In 1947, the partition of India cast silent injustice over the nation. Delving into the fascinating and often controversial theme of interfaith dialogue, Mario I. Aguilar explores the experiences of Muslims and Hindus following the partition, and discusses how these experiences reveal what is shared in both religions.

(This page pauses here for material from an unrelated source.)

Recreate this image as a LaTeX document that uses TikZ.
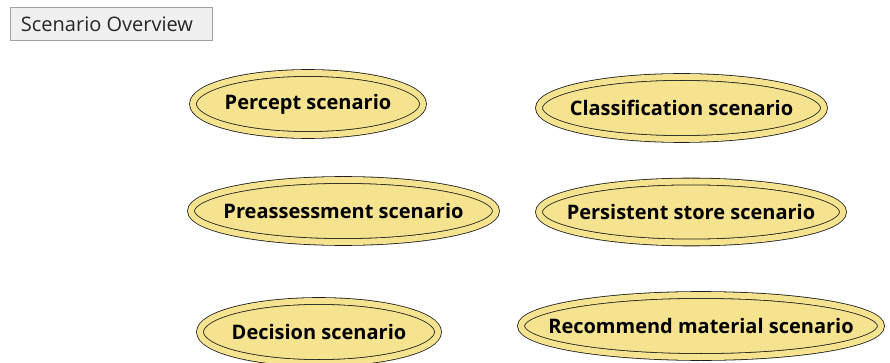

In a time of schism, violence and forced migration, how can God be understood? With his latest book, Catholic Benedictine hermit Mario Aguilar explores the religious identities of Hindus and Muslims in the aftermath of the 1947 partition of India. Looking at the experiences of the victims who were silenced, he reveals how out of this traumatic period has emerged a peaceful dialogue between faiths, held together by shared humanity and prayerfulness. Founded on a fascination with what unites rather than divides religions, Aguilar offers a theological reading of a major event in twentieth century history that is both creative and constructive.
Table of contents:
Introduction: Dialogues in Tri-Belonging. 1. The Silence of Partition. 2. The Diversity of God's Womb. 3. Rethinking Art and a Shared Humanity. 4. Contemporary Dialogues of Unification. Conclusion: Towards a Theology of Restitution. Appendix 1: The St. Andrews Declaration for a Shared Humanity. Appendix 2: The India Declaration for a Shared Humanity. Appendix 3: A Woman's Declaration for a Shared Humanity. References.
Mario I. Aguilar is Professor of Religion & Politics and Director of the Centre for the Study of Religion & Politics at the University of St Andrews. He is also a poet and a hermit.